The mass shutdown on 31 March hit Apollo Go vehicles running on Baidu’s autonomous driving platform and is the first reported incident of its kind in China.

(Picture: Jam Press)

Multiple crashes were caused by the stalled vehicles.

One passenger said it took half an hour just to get through to a company representative.

Locked in, no one answering

While some passengers managed to exit without problems, others could not.

Vehicles locked, screens frozen on the same malfunction message, phone lines jammed.

The robotaxis were scattered across the city, causing traffic disruption throughout Wuhan.

(Picture: Jam Press)

No injuries were reported. Baidu, the Chinese internet and AI company that operates more than 1,000 robotaxis nationally, has not commented publicly on the incident.

The cause remains under investigation.

A centralised system, a single point of failure

The shutdown exposed something the driverless vehicle industry has been quietly nervous about for years.

When an entire fleet runs on one centralised control system, one failure can ground every car simultaneously.

It also raised immediate questions about security.

If a system error can freeze a fleet across a city, so could a targeted cyberattack.

(Picture: Jam Press)

This is not the first time autonomous vehicles have been stranded by forces beyond their own sensors.

In December 2025, a fleet of Waymo’s self-driving cars stopped in San Francisco after a power outage.
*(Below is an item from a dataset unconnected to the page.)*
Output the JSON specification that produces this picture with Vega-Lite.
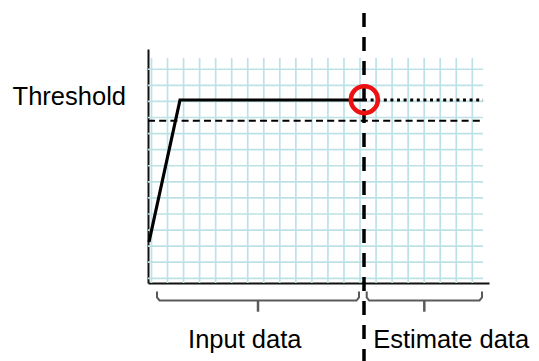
{
  "$schema": "https://vega.github.io/schema/vega-lite/v6.json",
  "width": 341,
  "height": 234,
  "autosize": {"type": "none"},
  "padding": {"left": 148, "top": 49, "right": 50, "bottom": 78},
  "background": "white",
  "config": {
    "view": {"stroke": null},
    "axis": {"labels": false, "ticks": false, "grid": false, "domainColor": "#111111", "domainWidth": 2, "titleOpacity": 0},
    "text": {"font": "Liberation Sans", "fontSize": 25.5, "color": "#000000"}
  },
  "encoding": {
    "x": {"field": "u", "type": "quantitative", "scale": {"domain": [-0.2182, 21.041], "nice": false, "zero": false}, "title": null},
    "y": {"field": "v", "type": "quantitative", "scale": {"domain": [-0.2923, 14.26], "nice": false, "zero": false}, "title": null}
  },
  "layer": [
    {
      "data": {"values": [
        {"u": 0, "v": -0.292, "v2": 13.7}, {"u": 1, "v": -0.292, "v2": 13.7}, {"u": 2, "v": -0.292, "v2": 13.7},
        {"u": 3, "v": -0.292, "v2": 13.7}, {"u": 4, "v": -0.292, "v2": 13.7}, {"u": 5, "v": -0.292, "v2": 13.7},
        {"u": 6, "v": -0.292, "v2": 13.7}, {"u": 7, "v": -0.292, "v2": 13.7}, {"u": 8, "v": -0.292, "v2": 13.7},
        {"u": 9, "v": -0.292, "v2": 13.7}, {"u": 10, "v": -0.292, "v2": 13.7}, {"u": 11, "v": -0.292, "v2": 13.7},
        {"u": 12, "v": -0.292, "v2": 13.7}, {"u": 13, "v": -0.292, "v2": 13.7}, {"u": 14, "v": -0.292, "v2": 13.7},
        {"u": 15, "v": -0.292, "v2": 13.7}, {"u": 16, "v": -0.292, "v2": 13.7}, {"u": 17, "v": -0.292, "v2": 13.7},
        {"u": 18, "v": -0.292, "v2": 13.7}, {"u": 19, "v": -0.292, "v2": 13.7}, {"u": 20, "v": -0.292, "v2": 13.7}
      ]},
      "mark": {"type": "rule", "color": "#bde2e5", "strokeWidth": 1.7},
      "encoding": {"y2": {"field": "v2"}}
    },
    {
      "data": {"values": [
        {"v": 0, "u": -0.218, "u2": 20.67}, {"v": 1, "u": -0.218, "u2": 20.67}, {"v": 2, "u": -0.218, "u2": 20.67},
        {"v": 3, "u": -0.218, "u2": 20.67}, {"v": 4, "u": -0.218, "u2": 20.67}, {"v": 5, "u": -0.218, "u2": 20.67},
        {"v": 6, "u": -0.218, "u2": 20.67}, {"v": 7, "u": -0.218, "u2": 20.67}, {"v": 8, "u": -0.218, "u2": 20.67},
        {"v": 9, "u": -0.218, "u2": 20.67}, {"v": 10, "u": -0.218, "u2": 20.67}, {"v": 11, "u": -0.218, "u2": 20.67},
        {"v": 12, "u": -0.218, "u2": 20.67}, {"v": 13, "u": -0.218, "u2": 20.67}
      ]},
      "mark": {"type": "rule", "color": "#bde2e5", "strokeWidth": 1.7},
      "encoding": {"x2": {"field": "u2"}}
    },
    {
      "data": {"values": [{"u": -0.218, "u2": 20.67, "v": 9.801}]},
      "mark": {"type": "rule", "color": "#000000", "strokeWidth": 2, "strokeDash": [7, 4.2]},
      "encoding": {"x2": {"field": "u2"}}
    },
    {
      "data": {"values": [{"u": 13.248, "u2": 20.67, "v": 11.088}]},
      "mark": {"type": "rule", "color": "#000000", "strokeWidth": 3, "strokeDash": [3, 3.6]},
      "encoding": {"x2": {"field": "u2"}}
    },
    {
      "data": {"values": [
        {"u": -0.156, "v": 2.257},
        {"u": 1.777, "v": 11.088},
        {"u": 13.248, "v": 11.088}
      ]},
      "mark": {"type": "line", "color": "#000000", "strokeWidth": 3.2},
      "encoding": {}
    },
    {
      "data": {"values": [{"u": 13.248, "v": 16.5, "v2": -5.143}]},
      "mark": {"type": "rule", "color": "#000000", "strokeWidth": 3.5, "strokeDash": [14, 10]},
      "encoding": {"y2": {"field": "v2"}}
    },
    {
      "data": {"values": [{"u": 13.27, "v": 11.11}]},
      "mark": {"type": "point", "shape": "circle", "filled": false, "color": "#ee1111", "strokeWidth": 4.5, "size": 729, "opacity": 1},
      "encoding": {}
    },
    {
      "data": {"values": [
        {"b": "input", "o": 1, "u": 0.343, "v": -0.821},
        {"b": "input", "o": 2, "u": 0.343, "v": -1.19},
        {"b": "input", "o": 3, "u": 0.499, "v": -1.381},
        {"b": "input", "o": 4, "u": 12.781, "v": -1.381},
        {"b": "input", "o": 5, "u": 12.936, "v": -1.19},
        {"b": "input", "o": 6, "u": 12.936, "v": -0.821},
        {"b": "estimate", "o": 1, "u": 13.417, "v": -0.821},
        {"b": "estimate", "o": 2, "u": 13.417, "v": -1.19},
        {"b": "estimate", "o": 3, "u": 13.572, "v": -1.381},
        {"b": "estimate", "o": 4, "u": 20.449, "v": -1.381},
        {"b": "estimate", "o": 5, "u": 20.605, "v": -1.19},
        {"b": "estimate", "o": 6, "u": 20.605, "v": -0.821}
      ]},
      "mark": {"type": "line", "color": "#5a5a5a", "strokeWidth": 2},
      "encoding": {"detail": {"field": "b"}, "order": {"field": "o", "type": "quantitative"}}
    },
    {
      "data": {"values": [
        {"u": 6.64, "v": -1.381, "v2": -2.077},
        {"u": 17.008, "v": -1.381, "v2": -2.077}
      ]},
      "mark": {"type": "rule", "color": "#5a5a5a", "strokeWidth": 2.5},
      "encoding": {"y2": {"field": "v2"}}
    },
    {
      "data": {"values": [
        {"u": -8.66, "v": 10.778, "label": "Threshold"},
        {"u": 2.28, "v": -4.304, "label": "Input data"},
        {"u": 13.82, "v": -4.304, "label": "Estimate data"}
      ]},
      "mark": {"type": "text", "align": "left", "baseline": "alphabetic"},
      "encoding": {"text": {"field": "label"}}
    }
  ]
}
But the Wuhan incident is larger in scale and, critically, involved passengers trapped inside vehicles with no quick way out.

Baidu’s expansion plans

The timing is awkward. Baidu has been pushing Apollo Go internationally, launching driverless taxi services in Dubai and Abu Dhabi earlier this year as reported by CreatorZine.

The company plans to expand into Europe. Its vehicles use four-seater cars equipped with 12 cameras, LiDAR, radar and ultrasonic sensors, operating at Level 4 autonomy.

None of that matters much if the central system goes down and passengers cannot open the doors.

Why it matters

(Picture: Jam Press)

Autonomous vehicle companies have spent years building public trust through safety statistics and controlled rollouts.

A single incident like Wuhan can undo months of that work overnight, and the footage of stranded passengers will travel far further than any press release about safety records.

For the broader autonomous vehicle industry, this is the scenario regulators have been warning about: a demonstration that centralised systems need redundancy and that passengers need a reliable way out when things fail.

Baidu’s European expansion will now face harder questions. Regulators watching from Brussels and London have a fresh case study in what happens when the system behind the wheel stops working, and more than 100 reasons to ask what the backup plan is.